National Guard deploying to Tri-Cities and Walla Walla to help distribute food
Four members of the Washington State National Guard will be helping distribute food in Pasco next week.
The members are filling in for volunteers who would normally help Pasco Community Services hand out boxes of food at its Road 36 location.
Gov. Jay Inslee deployed the Guard to help food banks remain stocked and operating April 2-30.
This comes about a week after Inslee’s stay-at-home order, where he directed all non-essential businesses to shut down as a way to slow the spread of the coronavirus that causes the COVID-19 respiratory illness.
It’s part of a larger deployment of the Guard that includes helping Walla Walla-based Blue Mountain Action Council Food Bank deliver food to a growing number of hungry people in the region.
The council serves five counties, including Franklin, Walla Walla, Columbia, Asotin and Garfield.
The food bank and many of the pantries it stocks started having people drive up to to collect boxes, said Jeff Mathias, the food bank director. The move was made to help limit the amount of contact between the about 50 volunteers and the food bank’s clients.
But Mathias was concerned about his volunteers, many of whom are older and would be at a higher risk if they developed COVID-19.
So he asked the state National Guard to come in and help and sent at-risk volunteers home.
“I wanted to have a consistent message to stay home and stay safe,” Mathias said. “We’re seeing an unprecedented amount of need in our counties.”
The soldiers were initially supposed to begin on April 2 but that was delayed to April 7, when they will be unloading trucks with food.
They are expected to help distribute food starting April 8 at a home near the Seventh-Day Adventist Church, 605 N. Road 36, from 7 a.m. to noon every Wednesday through April.
Walla Walla County
The message was echoed by Walla Walla County Sheriff Mark Crider, who said the National Guard is not coming as law enforcement officers, but instead to step in for volunteers.
The members of the Guard are trained are mainly for the area and have been checked to make sure they’re healthy.
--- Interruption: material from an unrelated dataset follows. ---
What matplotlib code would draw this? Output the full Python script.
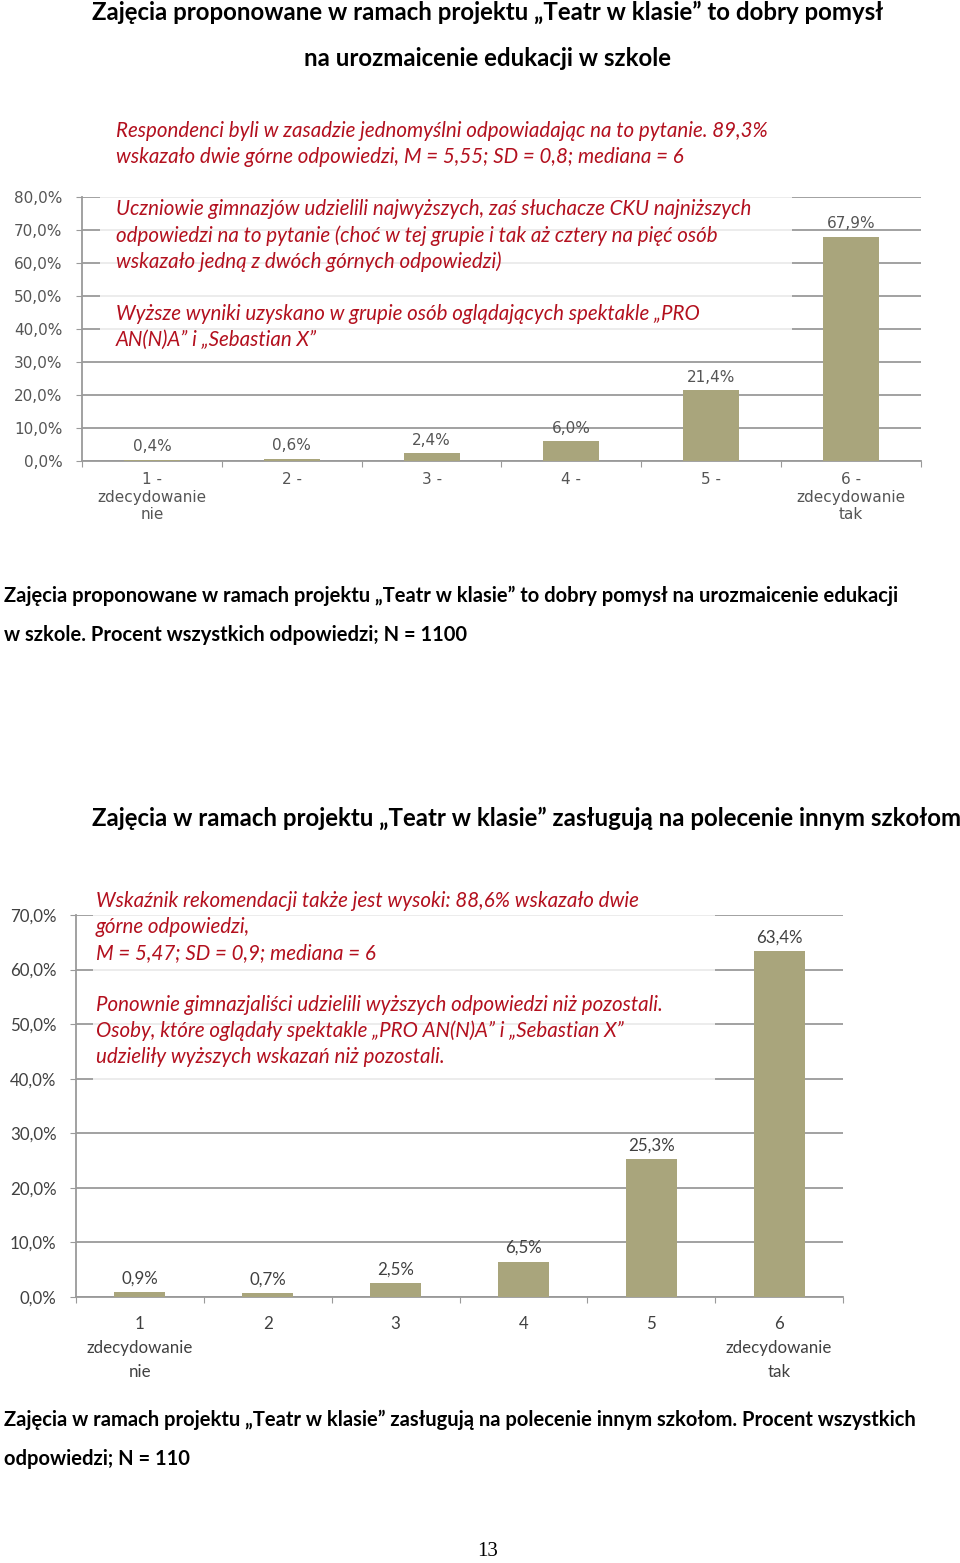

“In fact, every member will be medically screened prior to their duty at a food bank, or related task, making their efforts very high reward and low risk to us,” Crider said in a news release. “The activation of National Guard here is only to help our community to be better equipped and nothing else.”
People might notice Guard members driving in personal vehicles, the sheriff said, and he asked for the community to welcome them.
The Guard are coming in just as food banks are seeing an increasing number of people needing food.
The Blue Mountain Action Council Food Bank held three large distributions in recent weeks. At each one they saw 100 more families show up.
At their last distribution on Saturday, they had 504 families, an increase from 326 from a couple weeks before.
“We serve three pantries in Pasco. They’re all seeing increasing numbers. They’re all asking for more deliveries,” Mathias said. “We’re renting a second delivery truck.”